For five years, Christopher Maier has been a fixture in Austin, dazzling adults with his flamenco dancing, children with stories, and everyone with his love of performance and his kindness. Now, alas, this gifted artist is leaving our town, but, in his characteristically generous way, he is not going without bestowing a last gift on Austin. As his farewell, Maier will present Stories of the Body, February 22-March 3 at Hyde Park Theatre. With dancer Nancy Lazarczyk, Maier will join dance, poetry, music, and mime to spin original and ancient stories. Call 499-TIXS for info. Best wishes, Christopher, and thanks.

Tax Relief for Artists

It's that time of year when all artists are able to set aside their aesthetic differences and agree on one thing: Taxes bite. Artists' Legal and Accounting Assistance of Austin (ALAA) sympathizes, and while they can't make taxes go away, they can reduce some of the stress of filing returns. Monday, February 26, 6-9pm, at Capitol City Playhouse, they're holding a Tax Seminar just for artists. Local accountants well versed in the tax code will field questions in an open panel and individually. Cost: $5 for ALAA members, $10 for non-members, with some scholarships available. For more info, call 476-4458.

Santa Surfaces

For 13 years, one Austinite has been building a national reputation as the "real" Santa. Carl Anderson has been praised by media outlets from the Wall Street Journal to NPR, not just because he looks the part, but because he connects with children in a kind and giving way.
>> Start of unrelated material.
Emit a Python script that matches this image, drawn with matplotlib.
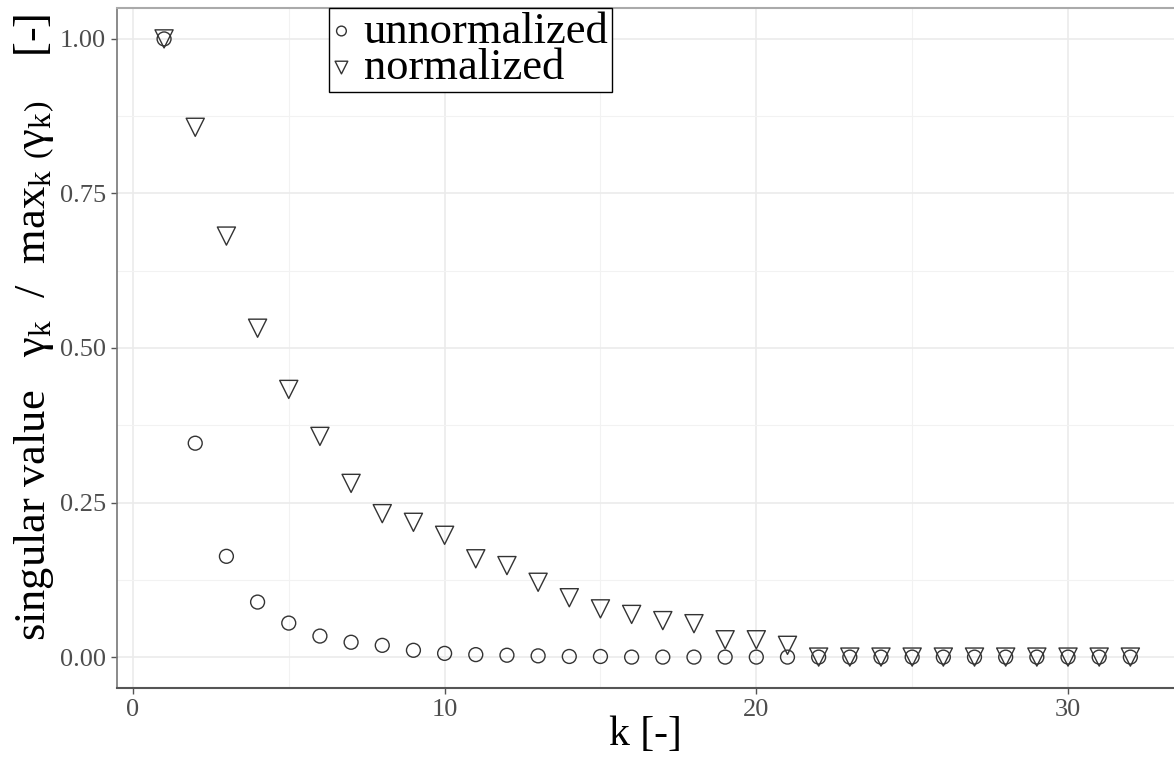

Anderson loves the role and even wrote his doctoral dissertation on kids' belief in Santa. Now, he's penned a play: The Santa Chronicles: Reindeer, Elves, and Dragons, Oh My!, which he'll perform at Playfest at the Dougherty Arts Center February 28-March 3. It's the first time in 10 years that locals will be able to see Anderson as Santa (he spends his Yuletides doing him for Dallas' NorthPark Mall), so don't miss it. Call 499-TIXS for info.